Print them exactly: the lines from the beginning of the entries below through the line that contains "160, 180, 200];", and only those, with the pictures left out.

**Data supplied:**
::::::::

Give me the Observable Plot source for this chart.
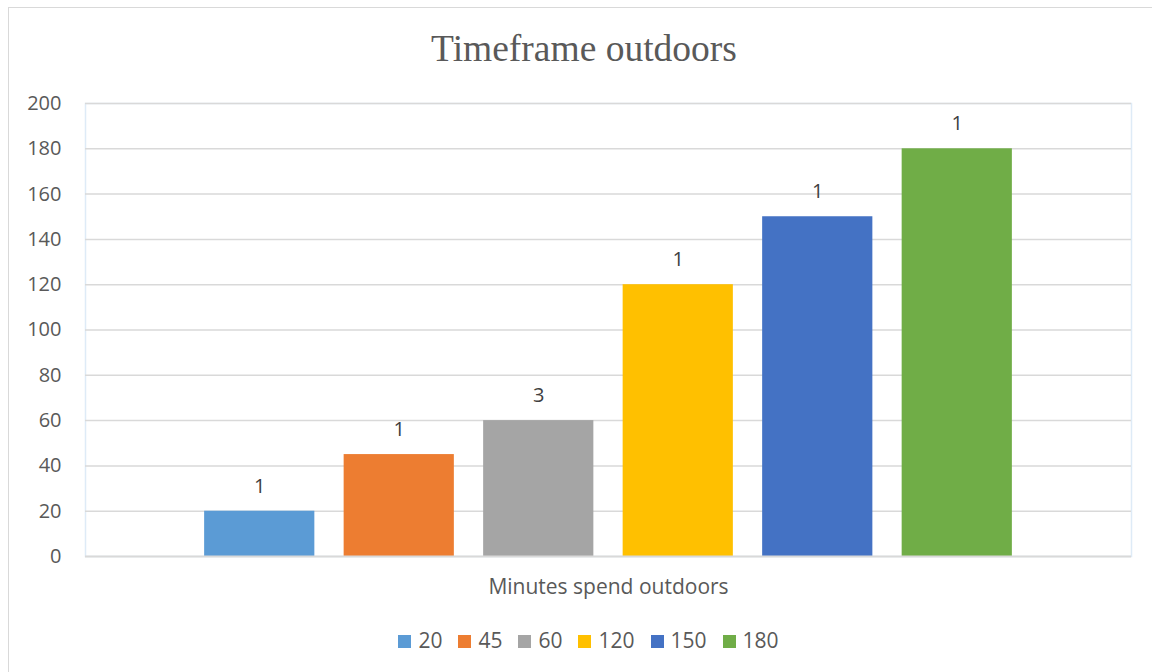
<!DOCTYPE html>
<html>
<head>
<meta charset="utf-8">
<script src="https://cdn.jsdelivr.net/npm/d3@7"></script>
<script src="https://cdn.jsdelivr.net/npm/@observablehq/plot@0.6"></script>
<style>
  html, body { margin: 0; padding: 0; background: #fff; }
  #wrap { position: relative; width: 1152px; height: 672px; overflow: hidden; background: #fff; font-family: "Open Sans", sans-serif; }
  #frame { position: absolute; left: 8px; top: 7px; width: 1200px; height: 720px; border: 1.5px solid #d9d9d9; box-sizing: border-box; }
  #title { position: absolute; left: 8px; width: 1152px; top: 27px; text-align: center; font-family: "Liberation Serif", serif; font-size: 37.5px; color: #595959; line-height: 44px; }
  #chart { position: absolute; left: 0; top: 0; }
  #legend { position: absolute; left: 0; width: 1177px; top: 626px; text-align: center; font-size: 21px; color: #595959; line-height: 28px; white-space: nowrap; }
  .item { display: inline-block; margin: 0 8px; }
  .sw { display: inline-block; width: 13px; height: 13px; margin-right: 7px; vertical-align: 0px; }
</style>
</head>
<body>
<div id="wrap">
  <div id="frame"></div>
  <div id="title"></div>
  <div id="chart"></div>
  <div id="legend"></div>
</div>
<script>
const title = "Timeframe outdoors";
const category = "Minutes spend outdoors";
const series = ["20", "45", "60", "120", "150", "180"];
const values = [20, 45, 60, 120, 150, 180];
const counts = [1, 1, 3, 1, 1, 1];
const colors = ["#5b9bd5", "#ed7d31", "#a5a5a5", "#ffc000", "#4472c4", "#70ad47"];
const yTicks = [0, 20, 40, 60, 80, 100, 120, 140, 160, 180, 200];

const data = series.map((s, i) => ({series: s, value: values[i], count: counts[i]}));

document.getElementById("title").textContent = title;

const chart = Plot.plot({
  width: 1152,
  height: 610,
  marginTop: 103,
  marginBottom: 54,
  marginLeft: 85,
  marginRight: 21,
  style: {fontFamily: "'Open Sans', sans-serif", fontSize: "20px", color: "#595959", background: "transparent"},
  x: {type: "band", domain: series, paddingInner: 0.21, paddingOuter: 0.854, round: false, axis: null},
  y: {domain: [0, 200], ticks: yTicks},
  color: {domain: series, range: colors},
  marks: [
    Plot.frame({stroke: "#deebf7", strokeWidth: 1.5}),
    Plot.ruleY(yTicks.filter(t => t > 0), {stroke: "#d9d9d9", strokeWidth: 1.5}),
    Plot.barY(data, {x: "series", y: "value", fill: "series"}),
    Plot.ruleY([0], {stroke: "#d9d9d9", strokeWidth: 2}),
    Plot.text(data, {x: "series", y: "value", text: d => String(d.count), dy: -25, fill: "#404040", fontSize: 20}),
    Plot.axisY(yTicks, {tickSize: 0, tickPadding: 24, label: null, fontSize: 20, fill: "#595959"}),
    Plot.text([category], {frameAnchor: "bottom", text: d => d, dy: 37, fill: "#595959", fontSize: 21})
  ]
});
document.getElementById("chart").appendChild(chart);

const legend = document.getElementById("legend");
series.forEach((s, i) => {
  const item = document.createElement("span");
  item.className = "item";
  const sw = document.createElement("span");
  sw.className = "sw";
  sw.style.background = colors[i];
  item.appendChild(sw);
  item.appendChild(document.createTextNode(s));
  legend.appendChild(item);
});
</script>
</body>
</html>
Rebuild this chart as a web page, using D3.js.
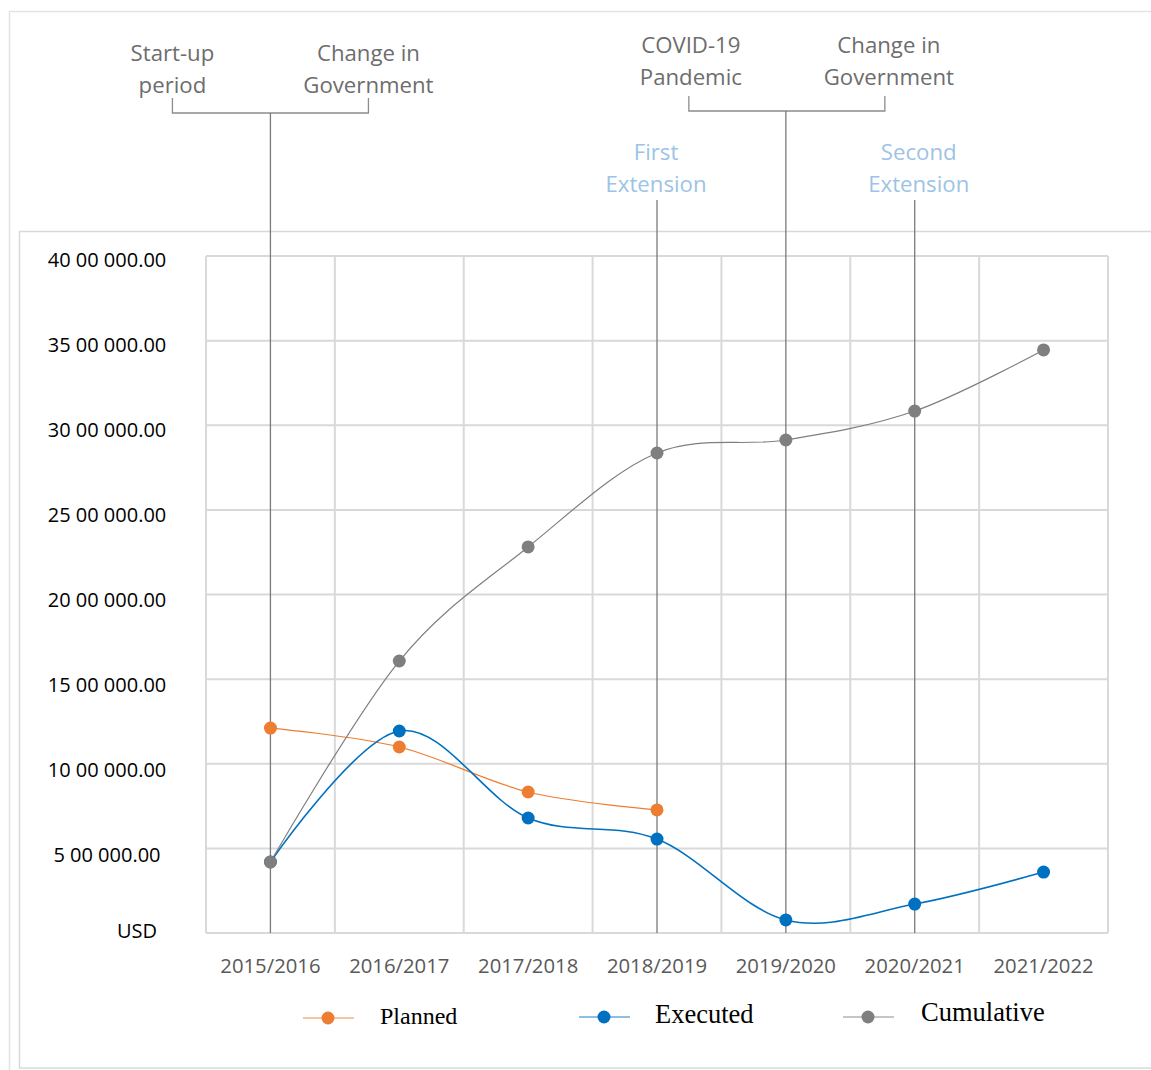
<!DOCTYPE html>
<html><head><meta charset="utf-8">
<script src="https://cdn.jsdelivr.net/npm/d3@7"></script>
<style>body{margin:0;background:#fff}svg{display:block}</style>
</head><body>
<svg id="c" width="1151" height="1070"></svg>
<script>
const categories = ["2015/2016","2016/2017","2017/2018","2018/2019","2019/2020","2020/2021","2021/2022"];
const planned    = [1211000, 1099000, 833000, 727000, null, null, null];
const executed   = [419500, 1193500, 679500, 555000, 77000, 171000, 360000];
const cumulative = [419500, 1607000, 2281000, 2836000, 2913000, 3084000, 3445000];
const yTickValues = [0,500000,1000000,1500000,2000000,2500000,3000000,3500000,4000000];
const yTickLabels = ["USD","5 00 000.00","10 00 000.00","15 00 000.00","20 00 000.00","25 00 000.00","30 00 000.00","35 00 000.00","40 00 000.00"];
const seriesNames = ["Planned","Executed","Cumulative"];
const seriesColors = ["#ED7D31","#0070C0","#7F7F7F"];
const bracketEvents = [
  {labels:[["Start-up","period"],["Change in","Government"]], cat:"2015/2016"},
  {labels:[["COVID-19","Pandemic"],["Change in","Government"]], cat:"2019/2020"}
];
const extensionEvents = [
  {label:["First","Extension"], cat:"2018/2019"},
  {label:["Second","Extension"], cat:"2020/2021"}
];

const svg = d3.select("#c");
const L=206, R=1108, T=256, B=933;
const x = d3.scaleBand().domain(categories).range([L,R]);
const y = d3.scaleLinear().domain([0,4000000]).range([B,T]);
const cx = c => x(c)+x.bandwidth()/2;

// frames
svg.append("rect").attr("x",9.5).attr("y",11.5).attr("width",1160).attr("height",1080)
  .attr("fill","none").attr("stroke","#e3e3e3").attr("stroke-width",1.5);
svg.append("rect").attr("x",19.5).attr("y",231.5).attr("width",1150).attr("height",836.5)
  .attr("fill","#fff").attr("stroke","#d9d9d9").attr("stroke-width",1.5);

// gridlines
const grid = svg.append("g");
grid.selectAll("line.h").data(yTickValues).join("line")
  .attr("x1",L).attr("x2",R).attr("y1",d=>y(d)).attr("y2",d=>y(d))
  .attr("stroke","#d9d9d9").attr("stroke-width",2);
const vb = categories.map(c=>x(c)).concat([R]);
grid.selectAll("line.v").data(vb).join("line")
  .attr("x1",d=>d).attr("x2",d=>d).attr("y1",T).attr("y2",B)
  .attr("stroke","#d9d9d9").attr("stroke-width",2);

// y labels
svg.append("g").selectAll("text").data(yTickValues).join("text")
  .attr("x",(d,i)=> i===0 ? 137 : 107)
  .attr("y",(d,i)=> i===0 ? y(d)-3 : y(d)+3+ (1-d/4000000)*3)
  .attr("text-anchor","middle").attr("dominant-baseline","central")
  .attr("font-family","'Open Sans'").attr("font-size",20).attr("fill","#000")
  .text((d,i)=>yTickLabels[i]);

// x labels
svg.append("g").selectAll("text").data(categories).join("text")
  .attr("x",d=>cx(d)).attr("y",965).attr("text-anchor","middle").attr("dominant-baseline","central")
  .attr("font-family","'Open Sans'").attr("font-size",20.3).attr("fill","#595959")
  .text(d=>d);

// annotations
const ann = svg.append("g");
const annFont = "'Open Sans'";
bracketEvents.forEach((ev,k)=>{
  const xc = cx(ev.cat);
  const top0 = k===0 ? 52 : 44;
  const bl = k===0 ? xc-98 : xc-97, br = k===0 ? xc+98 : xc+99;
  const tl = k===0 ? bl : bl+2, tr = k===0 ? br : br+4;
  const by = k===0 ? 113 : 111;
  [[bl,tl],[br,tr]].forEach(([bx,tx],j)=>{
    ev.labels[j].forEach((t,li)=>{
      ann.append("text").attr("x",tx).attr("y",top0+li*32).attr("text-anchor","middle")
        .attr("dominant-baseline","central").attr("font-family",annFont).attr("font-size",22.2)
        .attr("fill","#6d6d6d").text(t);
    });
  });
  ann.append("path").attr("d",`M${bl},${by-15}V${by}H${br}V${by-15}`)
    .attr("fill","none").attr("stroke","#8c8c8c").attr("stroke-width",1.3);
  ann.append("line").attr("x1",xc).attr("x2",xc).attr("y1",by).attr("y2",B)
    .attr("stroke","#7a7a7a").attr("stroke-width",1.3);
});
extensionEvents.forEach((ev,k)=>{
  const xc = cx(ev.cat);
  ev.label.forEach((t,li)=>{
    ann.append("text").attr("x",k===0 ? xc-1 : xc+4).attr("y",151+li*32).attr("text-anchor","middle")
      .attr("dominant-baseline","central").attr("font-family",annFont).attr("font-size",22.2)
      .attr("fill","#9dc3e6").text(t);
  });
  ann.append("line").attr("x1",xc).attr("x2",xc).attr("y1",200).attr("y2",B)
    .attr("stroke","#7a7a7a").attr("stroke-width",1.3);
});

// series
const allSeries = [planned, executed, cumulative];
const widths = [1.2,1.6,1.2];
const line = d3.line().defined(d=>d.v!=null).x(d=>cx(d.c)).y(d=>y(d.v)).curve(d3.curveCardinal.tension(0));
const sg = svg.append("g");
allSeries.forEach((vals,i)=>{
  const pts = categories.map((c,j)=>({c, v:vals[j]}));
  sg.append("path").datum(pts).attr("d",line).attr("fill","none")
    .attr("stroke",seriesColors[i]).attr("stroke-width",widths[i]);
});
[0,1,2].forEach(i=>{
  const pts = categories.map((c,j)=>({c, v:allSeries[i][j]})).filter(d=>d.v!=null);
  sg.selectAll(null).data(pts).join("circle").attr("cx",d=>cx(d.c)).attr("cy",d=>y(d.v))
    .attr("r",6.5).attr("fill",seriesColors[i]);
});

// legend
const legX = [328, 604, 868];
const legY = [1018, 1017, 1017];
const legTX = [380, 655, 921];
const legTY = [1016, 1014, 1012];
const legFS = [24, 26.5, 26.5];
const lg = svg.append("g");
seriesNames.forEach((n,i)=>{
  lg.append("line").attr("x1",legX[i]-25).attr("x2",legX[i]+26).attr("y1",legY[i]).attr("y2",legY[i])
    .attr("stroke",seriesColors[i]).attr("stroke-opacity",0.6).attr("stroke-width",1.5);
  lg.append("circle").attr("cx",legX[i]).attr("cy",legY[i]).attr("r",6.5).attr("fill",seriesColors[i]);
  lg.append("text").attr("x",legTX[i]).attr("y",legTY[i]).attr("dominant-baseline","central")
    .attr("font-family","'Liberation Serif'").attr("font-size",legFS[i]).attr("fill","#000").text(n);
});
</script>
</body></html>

::::::::

**Output for this task:**
Give me the Observable Plot source for this chart.
<!DOCTYPE html>
<html>
<head>
<meta charset="utf-8">
<script src="https://cdn.jsdelivr.net/npm/d3@7"></script>
<script src="https://cdn.jsdelivr.net/npm/@observablehq/plot@0.6"></script>
<style>
  html, body { margin: 0; padding: 0; background: #fff; }
  #wrap { position: relative; width: 1152px; height: 672px; overflow: hidden; background: #fff; font-family: "Open Sans", sans-serif; }
  #frame { position: absolute; left: 8px; top: 7px; width: 1200px; height: 720px; border: 1.5px solid #d9d9d9; box-sizing: border-box; }
  #title { position: absolute; left: 8px; width: 1152px; top: 27px; text-align: center; font-family: "Liberation Serif", serif; font-size: 37.5px; color: #595959; line-height: 44px; }
  #chart { position: absolute; left: 0; top: 0; }
  #legend { position: absolute; left: 0; width: 1177px; top: 626px; text-align: center; font-size: 21px; color: #595959; line-height: 28px; white-space: nowrap; }
  .item { display: inline-block; margin: 0 8px; }
  .sw { display: inline-block; width: 13px; height: 13px; margin-right: 7px; vertical-align: 0px; }
</style>
</head>
<body>
<div id="wrap">
  <div id="frame"></div>
  <div id="title"></div>
  <div id="chart"></div>
  <div id="legend"></div>
</div>
<script>
const title = "Timeframe outdoors";
const category = "Minutes spend outdoors";
const series = ["20", "45", "60", "120", "150", "180"];
const values = [20, 45, 60, 120, 150, 180];
const counts = [1, 1, 3, 1, 1, 1];
const colors = ["#5b9bd5", "#ed7d31", "#a5a5a5", "#ffc000", "#4472c4", "#70ad47"];
const yTicks = [0, 20, 40, 60, 80, 100, 120, 140, 160, 180, 200];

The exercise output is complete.